1. Field of the Invention
The present invention relates to a microchannel device, and in particular, a microchannel device comprising a microchannel having microchannel wall surfaces with polyelectrolyte multilayers of alternate charge formed thereon.
2. Background of the Invention
In the past few years, there has been an increasing interest in the field now generally known as microfluidics. An important challenge in developing the first generation of microanalytical systems is in the successful design and fabrication of microcapillary channels and networks formed thereof, collectively referred to as microchannels. The microchannels may be composed of intersecting subchannels thereby forming a plurality of microchannel arms. These microchannels may be ultimately incorporated into self-contained analytical systems with detection and processing elements for use to perform chemical or biochemical measurements. Fluid transport in the microchannels may be accomplished using electroosmotic, thermal, or mechanical pumping. Chemical selectivity may be achieved using a number of analytical techniques including electrophoresis or chromatography (adsorption, affinity, or ion exchange).
Most prototype devices to date have been fabricated in glass or silica- or silicon-based substrates. Fine lithographic processing techniques are used to produce microchannels in the surface of a planar substrate that are then covered with a plate of similar material or different material thereby forming a lid over the microchannel.
For silica- and silicon-based devices, the most common methods for sealing the lid over the microchannels include high-temperature annealing, anodic bonding and wafer bonding depending upon the substrate material. Although successful prototype devices have been prepared using silica- or silicon-based substrates, the associated fabrication techniques of microchannel fabrication and sealing are generally difficult and/or expensive to implement.
Due to the aforementioned limitations associated with silica and silicon-based substrates, other materials such as polymers have been proposed as alternate substrates for the fabrication of microfluidic devices. Interest in using polymer substrates, such as plastics, for the production of microanalytical systems, is driven by the fact that these materials are less expensive and easier to manipulate than silicon or silica-based substrates. Further, plastics lend themselves readily to casting, molding, laser ablation, and machine operations. A wide variety of low-cost polymer materials enable selection for thermal and chemical resistance, molding temperature and surface derivatization properties.

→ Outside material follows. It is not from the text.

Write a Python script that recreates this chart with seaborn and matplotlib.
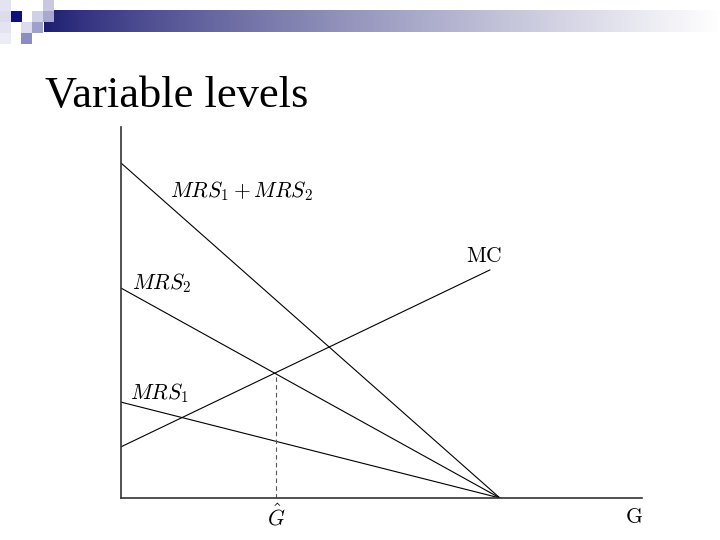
import numpy as np
import pandas as pd
import matplotlib.pyplot as plt
import matplotlib.patches as mpatches
import seaborn as sns

# Data (G on the x axis, value on the y axis)
g_ends = [0, 10]
mrs1 = [2.53, 0]
mrs2 = [5.54, 0]
mrs_sum = [8.84, 0]
mc_g = [0, 9.74]
mc = [1.35, 6.02]
g_hat = 4.09

sns.set_style('white')
plt.rcParams['mathtext.fontset'] = 'cm'
plt.rcParams['font.family'] = ['Liberation Serif', 'DejaVu Serif']
plt.rcParams['text.color'] = 'black'

df = pd.concat([
    pd.DataFrame({'G': g_ends, 'value': mrs_sum, 'curve': 'sum'}),
    pd.DataFrame({'G': g_ends, 'value': mrs2, 'curve': 'mrs2'}),
    pd.DataFrame({'G': g_ends, 'value': mrs1, 'curve': 'mrs1'}),
    pd.DataFrame({'G': mc_g, 'value': mc, 'curve': 'mc'}),
])

fig = plt.figure(figsize=(7.2, 5.4), dpi=100)

# Slide decoration: header squares and gradient bar
bg = fig.add_axes([0, 0, 1, 1], zorder=0)
bg.set_xlim(0, 720)
bg.set_ylim(540, 0)
bg.axis('off')
grad = np.linspace(0, 1, 256) ** 0.8
start = np.array([0.11, 0.11, 0.45])
cols = start[None, :] * (1 - grad[:, None]) + np.ones(3)[None, :] * grad[:, None]
bg.imshow(cols[None, :, :], extent=[44, 720, 32, 10], aspect='auto')
squares = [
    (0, 0, '#e4e4f0'), (0, 11, '#dcdcec'), (0, 22, '#e4e4f0'), (0, 33, '#ececf4'),
    (11, 11, '#10107a'), (43, 0, '#c8c8e0'), (32, 11, '#d0d0e6'), (43, 11, '#a8a8d0'),
    (21, 22, '#dcdcec'), (32, 22, '#a0a0cc'), (21, 33, '#8c8cc0'),
]
for x0, y0, c in squares:
    bg.add_patch(mpatches.Rectangle((x0, y0), 11, 11, color=c, lw=0))
fig.text(45 / 720, 1 - 107 / 540, 'Variable levels', fontsize=32,
         family=['Liberation Serif'], ha='left', va='baseline', color='black')

# Main diagram
ax = fig.add_axes([121 / 720, 42 / 540, 521 / 720, 371 / 540], zorder=1)
ax.patch.set_alpha(0)
sns.lineplot(data=df, x='G', y='value', units='curve', estimator=None,
             color='black', lw=0.8, ax=ax, legend=False)
mc_at_hat = np.interp(g_hat, mc_g, mc)
ax.plot([g_hat, g_hat], [0, mc_at_hat], color='#555555', lw=0.8, ls=(0, (4, 3)))

ax.set_xlim(0, 13.75)
ax.set_ylim(0, 9.79)
ax.set_xticks([])
ax.set_yticks([])
ax.set_xlabel('')
ax.set_ylabel('')
sns.despine(ax=ax)
for s in ['left', 'bottom']:
    ax.spines[s].set_color('#333333')
    ax.spines[s].set_linewidth(1.2)

ax.text(1.3, 8.1, r'$MRS_1 + MRS_2$', fontsize=15.5, ha='left', va='center')
ax.text(9.1, 6.1, r'$\mathrm{MC}$', fontsize=15.5, ha='left', va='bottom')
ax.text(0.3, 5.35, r'$MRS_2$', fontsize=15.5, ha='left', va='bottom')
ax.text(0.25, 2.45, r'$MRS_1$', fontsize=15.5, ha='left', va='bottom')
ax.text(g_hat, -0.17, r'$\hat{G}$', fontsize=15.5, ha='center', va='top')
ax.text(13.55, -0.3, r'$\mathrm{G}$', fontsize=15.5, ha='center', va='top')

plt.savefig('out.png', dpi=100)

A major obstacle in implementing microchannels fabricated in plastic substrates is that plastic surface chemical functionalities are not well characterized as compared to glass or silicon substrates. The surface can vary significantly from one plastic to another, and similar plastics can vary among commercial vendors. One such functionality is surface charge and surface charge density.

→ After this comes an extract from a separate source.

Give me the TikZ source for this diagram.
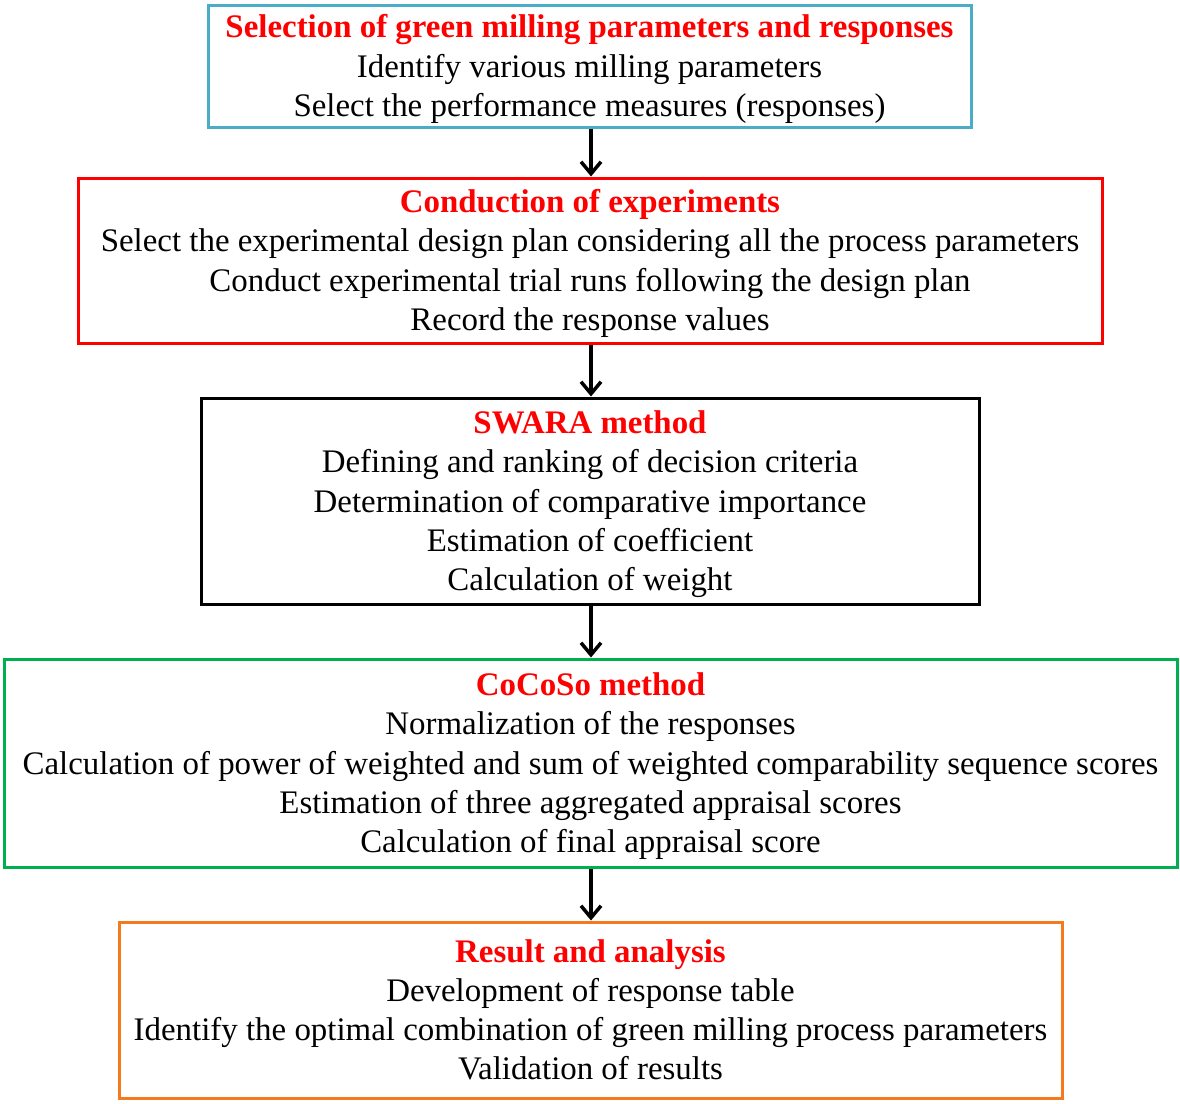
\documentclass[tikz,border=0pt]{standalone}
\usepackage{fontspec}
\setmainfont{Liberation Serif}
\usetikzlibrary{arrows.meta}
\definecolor{bcyan}{HTML}{4BACC6}
\definecolor{bred}{HTML}{FF0000}
\definecolor{bgreen}{HTML}{00B050}
\definecolor{borange}{HTML}{F57A1E}
\definecolor{tred}{HTML}{FF0000}
\newcommand{\topstrut}{\rule{0pt}{30pt}}
\newcommand{\botstrut}{\rule[-8pt]{0pt}{8pt}}
\begin{document}
\begin{tikzpicture}[x=1pt,y=-1pt,
  stagebox/.style={draw, line width=3pt, rectangle, inner sep=0pt, align=center,
    font=\fontsize{32.9}{39.2}\selectfont},
  flowarrow/.style={line width=3.5pt, -{Straight Barb[length=12pt,width=20pt,line width=3.5pt]}}]
\useasboundingbox (0,0) rectangle (1180,1103);
\node[stagebox, draw=bcyan, minimum width=763pt, minimum height=122pt] (s1) at (589.5,66)
 {\topstrut{\color{tred}\bfseries Selection of green milling parameters and responses}\\
  Identify various milling parameters\\
  Select the performance measures (responses)\botstrut};
\node[stagebox, draw=bred, minimum width=1024pt, minimum height=165pt] (s2) at (590,260.5)
 {\topstrut{\color{tred}\bfseries Conduction of experiments}\\
  Select the experimental design plan considering all the process parameters\\
  Conduct experimental trial runs following the design plan\\
  Record the response values\botstrut};
\node[stagebox, draw=black, minimum width=778pt, minimum height=206pt] (s3) at (590,501)
 {\topstrut{\color{tred}\bfseries SWARA method}\\
  Defining and ranking of decision criteria\\
  Determination of comparative importance\\
  Estimation of coefficient\\
  Calculation of weight\botstrut};
\node[stagebox, draw=bgreen, minimum width=1173pt, minimum height=208pt] (s4) at (590.5,763)
 {\topstrut{\color{tred}\bfseries CoCoSo method}\\
  Normalization of the responses\\
  Calculation of power of weighted and sum of weighted comparability sequence scores\\
  Estimation of three aggregated appraisal scores\\
  Calculation of final appraisal score\botstrut};
\node[stagebox, draw=borange, minimum width=943pt, minimum height=176pt] (s5) at (590.5,1010)
 {\topstrut{\color{tred}\bfseries Result and analysis}\\
  Development of response table\\
  Identify the optimal combination of green milling process parameters\\
  Validation of results\botstrut};
\draw[flowarrow] (s1.south -| 591,0) -- (s2.north -| 591,0);
\draw[flowarrow] (s2.south -| 591,0) -- (s3.north -| 591,0);
\draw[flowarrow] (s3.south -| 591,0) -- (s4.north -| 591,0);
\draw[flowarrow] (s4.south -| 591,0) -- (s5.north -| 591,0);
\end{tikzpicture}
\end{document}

Surface charge and surface charge density is important in microfluidics for a number of reasons. Electroosmotic flow (EOF) is commonly used to move fluids through microchannels. This phenomenon is driven by charge (ionic) groups on the microchannel walls when an electric field is applied along the length of the microchannel. The direction and rate of EOF is determined by the charge and charge density, respectively, on the walls of the microchannel. Therefore, differences in microchannel surface chemistry can have a dramatic effect on flow rates and separations in devices utilizing EOF. For example, microchannels fabricated in various plastic substrates can exhibit dramatically different EOF mobilities (e.g., faster or slower flow rates). Thus, development of methods for controlling microchannel surface chemistry is critical for controlling flow rates and flow direction when EOF is employed to manipulate fluid flow.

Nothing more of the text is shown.